In
lawsuits where the sole source of federal subject-matter jurisdiction is
diversity of citizenship, Congress imposed a repose-like feature on the ability
to remove the matter to federal court. For
example, after the expiration of a specified time, there is no removal
jurisdiction when a plaintiff dismissed a non-diverse defendant beyond the
specified time.
For
cases filed before January 6, 2012, the applicable statute reads: “[A] case may not be removed on the basis of
[diversity] jurisdiction more than 1 year after commencement of the
action.” [Former] 28 U.S.C. § 1446(b).
For
cases filed on or after January 6, 2012, the applicable statute reads: “A case may not be removed … on the basis of
[diversity] jurisdiction more than 1 year after commencement of the action,
unless the district court finds that the plaintiff has acted in bad faith in
order to prevent a defendant from removing the action.” [Current] 28 U.S.C. § 1446(c)(1).
A
civil action is commenced on the date that the civil action was commenced in a
state court within the meaning of that state’s law. In Alabama, a civil action is commenced when
the complaint is filed and the filing fee is paid or a hardship exemption is
obtained. Ala. R. Civ. P. 3(a). Thus, in Alabama, the one-year repose-like
feature starts to run when the complaint is successfully filed in a state
court.
Under
the former § 1446(b), most Circuits, including the Eleventh Circuit, rigidly
applied the one-year rule regardless of the plaintiff’s behavior. The Fifth Circuit adopted an “equitable”
exception that would be applied when the plaintiff was especially outrageous in
keeping a non-diverse defendant in the lawsuit for one year. This exception was rather narrowly applied in
the Fifth Circuit.
The
current § 1446(c)(1) allows for an exception to the one-year rule when a
plaintiff has “acted in bad faith.” To
date, no federal court has had to address what constituted “bad faith”

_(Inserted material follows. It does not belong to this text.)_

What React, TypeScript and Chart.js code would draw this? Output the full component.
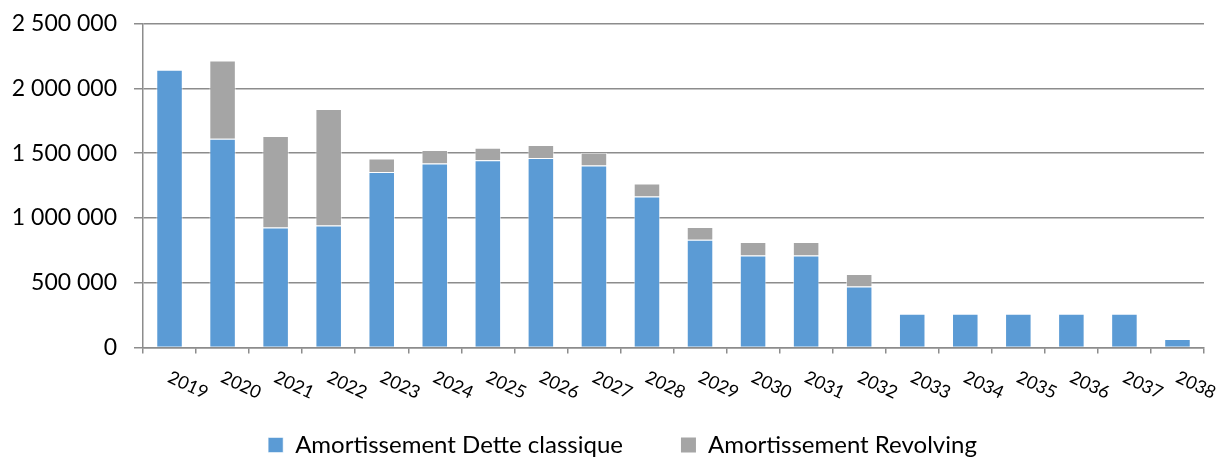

sufficient to allow an exception. I
would expect that federal courts will look to how courts in the Fifth Circuit
applied the “equitable” exception and will require overwhelming evidence that
the plaintiff knowingly acted in a manner intended to “run out the clock” and
was particularly egregious in not dismissing the non-diverse defendant before
the expiration of the one-year deadline.